GIVEN INSTRUCTION - Reproduce nothing but the lines from the start of the material through the line that includes "0.929, 0.934, 0.9385];", both ends included, and omit every picture.

COLLECTED MATERIAL -
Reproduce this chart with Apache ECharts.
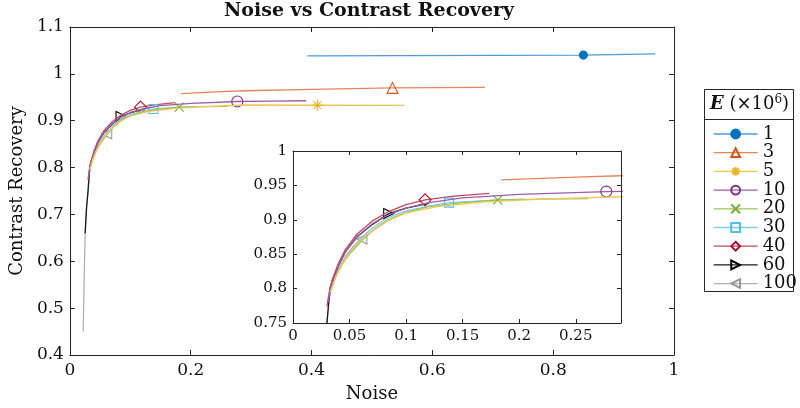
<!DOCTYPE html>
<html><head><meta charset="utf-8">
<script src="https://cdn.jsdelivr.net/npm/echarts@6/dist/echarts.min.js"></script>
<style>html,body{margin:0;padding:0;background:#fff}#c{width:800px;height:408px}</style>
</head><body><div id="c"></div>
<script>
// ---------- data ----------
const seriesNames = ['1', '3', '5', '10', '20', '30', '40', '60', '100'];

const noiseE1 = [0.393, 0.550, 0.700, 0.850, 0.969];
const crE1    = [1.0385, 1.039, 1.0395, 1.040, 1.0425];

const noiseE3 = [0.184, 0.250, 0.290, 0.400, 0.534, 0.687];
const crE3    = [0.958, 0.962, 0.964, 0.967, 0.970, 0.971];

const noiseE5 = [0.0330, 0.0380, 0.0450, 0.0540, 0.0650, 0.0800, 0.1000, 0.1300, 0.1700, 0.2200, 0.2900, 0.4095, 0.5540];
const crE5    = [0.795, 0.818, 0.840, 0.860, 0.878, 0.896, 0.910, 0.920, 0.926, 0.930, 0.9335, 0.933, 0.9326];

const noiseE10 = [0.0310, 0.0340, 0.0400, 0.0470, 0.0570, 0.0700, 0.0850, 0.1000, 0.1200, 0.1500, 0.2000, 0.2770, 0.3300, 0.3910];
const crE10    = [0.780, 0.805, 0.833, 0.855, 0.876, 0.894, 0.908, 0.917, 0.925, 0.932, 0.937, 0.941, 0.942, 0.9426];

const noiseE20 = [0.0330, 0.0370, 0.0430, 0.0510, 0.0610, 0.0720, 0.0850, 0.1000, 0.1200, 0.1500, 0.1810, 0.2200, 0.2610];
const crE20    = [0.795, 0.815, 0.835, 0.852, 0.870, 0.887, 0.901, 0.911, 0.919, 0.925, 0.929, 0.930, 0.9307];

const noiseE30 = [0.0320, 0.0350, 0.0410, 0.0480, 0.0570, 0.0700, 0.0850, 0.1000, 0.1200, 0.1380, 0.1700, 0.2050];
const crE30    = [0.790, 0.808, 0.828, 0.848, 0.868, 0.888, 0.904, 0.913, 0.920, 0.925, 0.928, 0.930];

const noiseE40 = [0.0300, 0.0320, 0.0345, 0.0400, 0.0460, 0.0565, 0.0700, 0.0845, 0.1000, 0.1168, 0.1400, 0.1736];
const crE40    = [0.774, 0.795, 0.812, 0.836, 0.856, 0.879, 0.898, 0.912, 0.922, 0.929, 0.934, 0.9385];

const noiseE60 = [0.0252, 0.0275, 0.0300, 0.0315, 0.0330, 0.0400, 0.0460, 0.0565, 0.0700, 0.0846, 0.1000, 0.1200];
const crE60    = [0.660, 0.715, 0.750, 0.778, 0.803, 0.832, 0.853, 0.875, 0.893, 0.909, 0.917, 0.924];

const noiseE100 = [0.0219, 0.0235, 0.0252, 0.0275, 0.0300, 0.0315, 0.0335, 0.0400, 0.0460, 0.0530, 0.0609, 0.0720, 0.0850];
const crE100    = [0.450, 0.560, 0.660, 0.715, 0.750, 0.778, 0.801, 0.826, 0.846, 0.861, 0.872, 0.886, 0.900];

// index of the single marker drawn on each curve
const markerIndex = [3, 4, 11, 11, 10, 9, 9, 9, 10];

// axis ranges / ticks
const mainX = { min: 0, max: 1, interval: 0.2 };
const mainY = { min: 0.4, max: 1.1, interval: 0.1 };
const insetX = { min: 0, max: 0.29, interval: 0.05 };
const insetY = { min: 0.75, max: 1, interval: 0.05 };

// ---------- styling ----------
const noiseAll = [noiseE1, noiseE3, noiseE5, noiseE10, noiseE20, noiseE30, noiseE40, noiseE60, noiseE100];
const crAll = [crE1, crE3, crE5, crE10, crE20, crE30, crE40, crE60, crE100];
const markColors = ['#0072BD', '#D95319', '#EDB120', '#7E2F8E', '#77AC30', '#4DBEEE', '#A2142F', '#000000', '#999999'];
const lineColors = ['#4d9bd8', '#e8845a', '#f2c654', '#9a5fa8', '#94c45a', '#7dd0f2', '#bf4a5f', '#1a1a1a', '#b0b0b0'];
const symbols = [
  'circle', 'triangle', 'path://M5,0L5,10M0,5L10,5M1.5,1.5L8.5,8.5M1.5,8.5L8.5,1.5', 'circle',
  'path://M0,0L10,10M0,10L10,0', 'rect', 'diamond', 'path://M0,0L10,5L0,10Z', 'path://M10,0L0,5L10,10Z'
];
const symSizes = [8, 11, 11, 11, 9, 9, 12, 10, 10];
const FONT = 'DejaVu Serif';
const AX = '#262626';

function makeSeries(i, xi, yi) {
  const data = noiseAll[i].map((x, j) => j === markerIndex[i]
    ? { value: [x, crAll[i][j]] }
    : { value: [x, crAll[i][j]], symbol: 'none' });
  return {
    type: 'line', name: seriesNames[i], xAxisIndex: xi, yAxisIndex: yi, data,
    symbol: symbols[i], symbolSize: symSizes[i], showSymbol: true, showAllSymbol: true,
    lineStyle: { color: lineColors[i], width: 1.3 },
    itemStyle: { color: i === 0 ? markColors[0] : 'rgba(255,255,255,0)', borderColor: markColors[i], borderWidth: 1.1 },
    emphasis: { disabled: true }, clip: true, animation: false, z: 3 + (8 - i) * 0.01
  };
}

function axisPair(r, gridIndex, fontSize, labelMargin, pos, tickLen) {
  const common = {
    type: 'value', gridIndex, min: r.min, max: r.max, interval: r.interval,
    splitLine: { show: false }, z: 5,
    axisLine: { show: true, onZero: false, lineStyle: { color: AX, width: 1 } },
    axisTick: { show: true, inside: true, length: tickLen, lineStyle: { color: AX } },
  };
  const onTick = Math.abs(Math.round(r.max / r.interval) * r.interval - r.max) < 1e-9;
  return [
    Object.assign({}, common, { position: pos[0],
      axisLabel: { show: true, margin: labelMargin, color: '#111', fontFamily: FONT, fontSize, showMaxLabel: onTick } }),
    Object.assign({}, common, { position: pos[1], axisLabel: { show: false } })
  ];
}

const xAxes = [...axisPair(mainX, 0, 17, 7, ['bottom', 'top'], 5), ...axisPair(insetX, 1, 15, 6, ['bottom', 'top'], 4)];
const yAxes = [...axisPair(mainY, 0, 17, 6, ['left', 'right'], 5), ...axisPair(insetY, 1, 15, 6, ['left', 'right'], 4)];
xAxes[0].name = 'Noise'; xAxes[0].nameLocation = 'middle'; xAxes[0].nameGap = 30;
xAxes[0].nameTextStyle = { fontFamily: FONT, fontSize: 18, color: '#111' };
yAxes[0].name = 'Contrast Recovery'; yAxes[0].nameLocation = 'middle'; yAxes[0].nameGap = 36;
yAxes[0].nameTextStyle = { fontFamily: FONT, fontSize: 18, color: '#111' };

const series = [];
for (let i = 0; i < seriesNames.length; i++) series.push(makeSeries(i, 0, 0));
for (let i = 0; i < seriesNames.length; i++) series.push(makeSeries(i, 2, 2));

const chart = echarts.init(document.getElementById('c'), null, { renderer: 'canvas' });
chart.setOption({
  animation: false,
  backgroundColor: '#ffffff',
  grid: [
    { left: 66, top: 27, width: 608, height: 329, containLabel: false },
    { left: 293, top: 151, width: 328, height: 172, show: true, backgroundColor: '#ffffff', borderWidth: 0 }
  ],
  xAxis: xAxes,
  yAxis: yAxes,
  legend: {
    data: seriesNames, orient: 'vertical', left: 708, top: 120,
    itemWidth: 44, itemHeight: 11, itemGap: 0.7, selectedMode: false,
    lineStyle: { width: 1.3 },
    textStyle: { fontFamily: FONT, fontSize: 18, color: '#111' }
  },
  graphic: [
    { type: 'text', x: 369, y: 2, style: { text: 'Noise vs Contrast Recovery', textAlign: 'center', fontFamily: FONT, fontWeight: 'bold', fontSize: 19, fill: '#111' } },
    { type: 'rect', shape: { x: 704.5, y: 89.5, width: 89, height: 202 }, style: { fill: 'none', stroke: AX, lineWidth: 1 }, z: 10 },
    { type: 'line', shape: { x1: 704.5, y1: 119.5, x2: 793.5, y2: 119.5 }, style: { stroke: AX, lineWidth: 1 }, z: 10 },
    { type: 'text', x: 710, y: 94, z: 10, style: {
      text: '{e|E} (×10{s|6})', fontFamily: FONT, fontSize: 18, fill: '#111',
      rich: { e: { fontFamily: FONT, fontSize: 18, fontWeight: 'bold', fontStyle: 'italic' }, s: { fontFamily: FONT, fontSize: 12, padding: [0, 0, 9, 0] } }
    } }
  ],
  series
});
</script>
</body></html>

CORRECT RESPONSE -
Reproduce this chart with Apache ECharts.
<!DOCTYPE html>
<html><head><meta charset="utf-8">
<script src="https://cdn.jsdelivr.net/npm/echarts@6/dist/echarts.min.js"></script>
<style>html,body{margin:0;padding:0;background:#fff}#c{width:800px;height:408px}</style>
</head><body><div id="c"></div>
<script>
// ---------- data ----------
const seriesNames = ['1', '3', '5', '10', '20', '30', '40', '60', '100'];

const noiseE1 = [0.393, 0.550, 0.700, 0.850, 0.969];
const crE1    = [1.0385, 1.039, 1.0395, 1.040, 1.0425];

const noiseE3 = [0.184, 0.250, 0.290, 0.400, 0.534, 0.687];
const crE3    = [0.958, 0.962, 0.964, 0.967, 0.970, 0.971];

const noiseE5 = [0.0330, 0.0380, 0.0450, 0.0540, 0.0650, 0.0800, 0.1000, 0.1300, 0.1700, 0.2200, 0.2900, 0.4095, 0.5540];
const crE5    = [0.795, 0.818, 0.840, 0.860, 0.878, 0.896, 0.910, 0.920, 0.926, 0.930, 0.9335, 0.933, 0.9326];

const noiseE10 = [0.0310, 0.0340, 0.0400, 0.0470, 0.0570, 0.0700, 0.0850, 0.1000, 0.1200, 0.1500, 0.2000, 0.2770, 0.3300, 0.3910];
const crE10    = [0.780, 0.805, 0.833, 0.855, 0.876, 0.894, 0.908, 0.917, 0.925, 0.932, 0.937, 0.941, 0.942, 0.9426];

const noiseE20 = [0.0330, 0.0370, 0.0430, 0.0510, 0.0610, 0.0720, 0.0850, 0.1000, 0.1200, 0.1500, 0.1810, 0.2200, 0.2610];
const crE20    = [0.795, 0.815, 0.835, 0.852, 0.870, 0.887, 0.901, 0.911, 0.919, 0.925, 0.929, 0.930, 0.9307];

const noiseE30 = [0.0320, 0.0350, 0.0410, 0.0480, 0.0570, 0.0700, 0.0850, 0.1000, 0.1200, 0.1380, 0.1700, 0.2050];
const crE30    = [0.790, 0.808, 0.828, 0.848, 0.868, 0.888, 0.904, 0.913, 0.920, 0.925, 0.928, 0.930];

const noiseE40 = [0.0300, 0.0320, 0.0345, 0.0400, 0.0460, 0.0565, 0.0700, 0.0845, 0.1000, 0.1168, 0.1400, 0.1736];
const crE40    = [0.774, 0.795, 0.812, 0.836, 0.856, 0.879, 0.898, 0.912, 0.922, 0.929, 0.934, 0.9385];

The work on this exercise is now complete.